The results obtained with CDDP in our model system do not agree with previous findings, which suggested that attenuation of telomerase did not alter the chemosensitivity profile of melanoma cells to a number of platinum compounds (Folini et al., 2000). Actually, Folini et al. (2000) also observed no changes in tumor cell response to topoisomerase I inhibitors and the microtubule poisons taxanes. Suppression of telomerase was achieved by hammerhead ribozyme targeting of the RNA component rather than by disruption of the catalytic subunit function, as accomplished in the present study. This might account for the different impairment of growth rate observed by these authors compared with that detected in our experimental model using DN-hTERT expression. Regardless of whether telomerase inhibition results in telomere shortening, the increase in doubling times shown in the present study with the melanoma DN-hTERT transfectants was at least 2-fold higher than that reported for ribozyme transfectants. Thus, the more pronounced reduction of growth rate might contribute to enhance the antiproliferative effects of CDDP.

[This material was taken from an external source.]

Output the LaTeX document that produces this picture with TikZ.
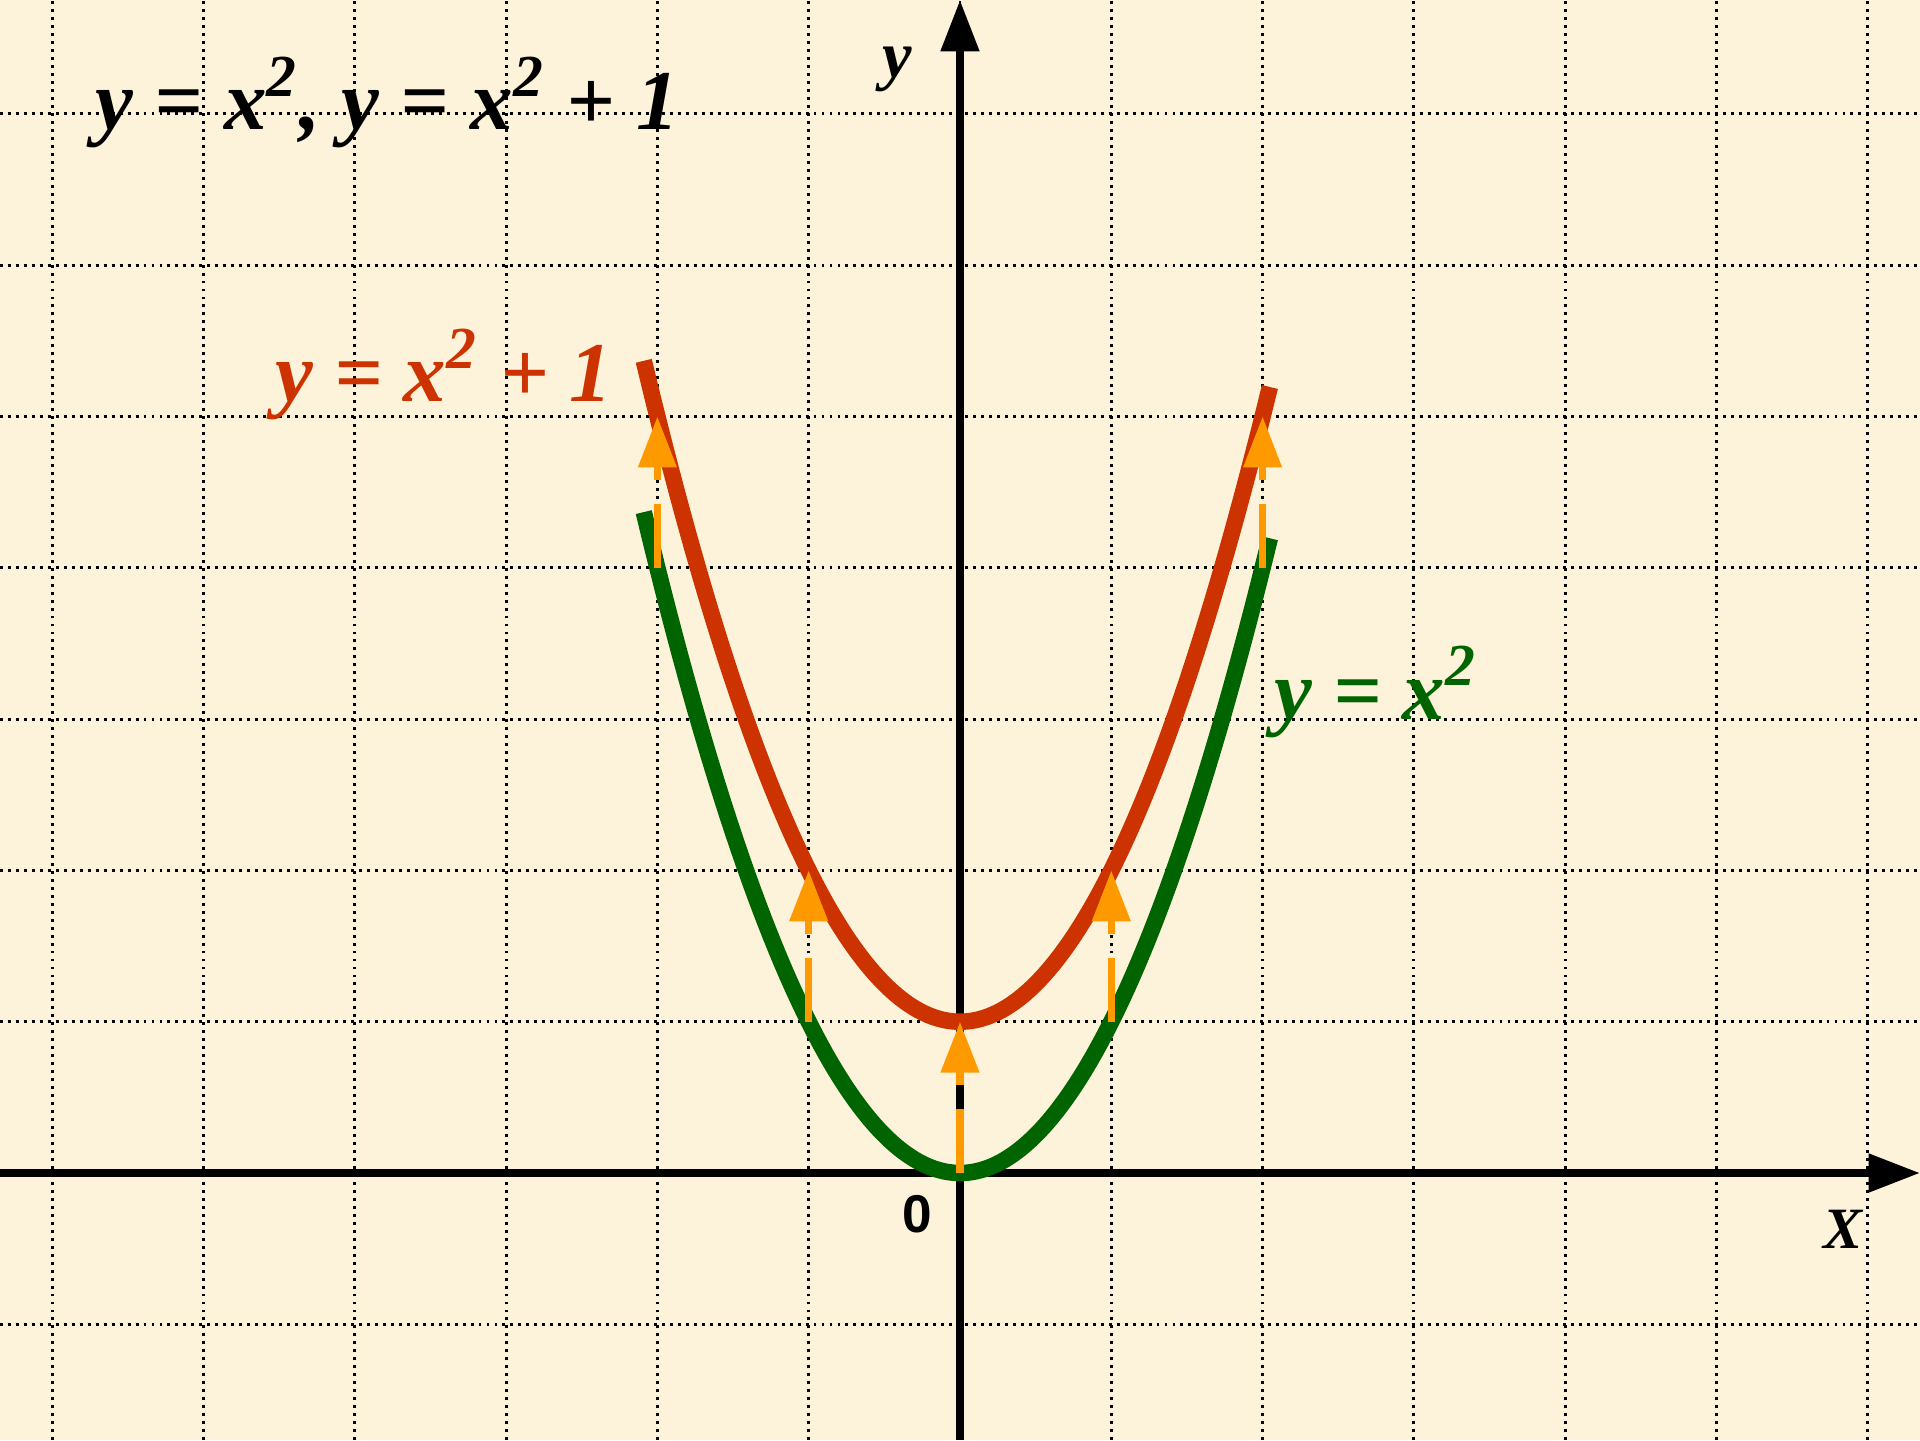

In conclusion, our results indicate that a rational selection of antitumor agent(s) must be made when antitelomerase therapy is combined with chemotherapy to avoid possible antagonist effects on the activity of DNA damaging agents such as TMZ or BCNU, which might be less effective in tumor cells with reduced growth rate. Moreover, the data presented here demonstrate that PARP inhibitor enhances susceptibility of melanoma cells to TMZ, even when combined with telomerase inhibition, suggesting that TMZ + PARP inhibitor can be an effective drug combination that is not sensitive to differences in tumor repair capacities or to tumor growth rates.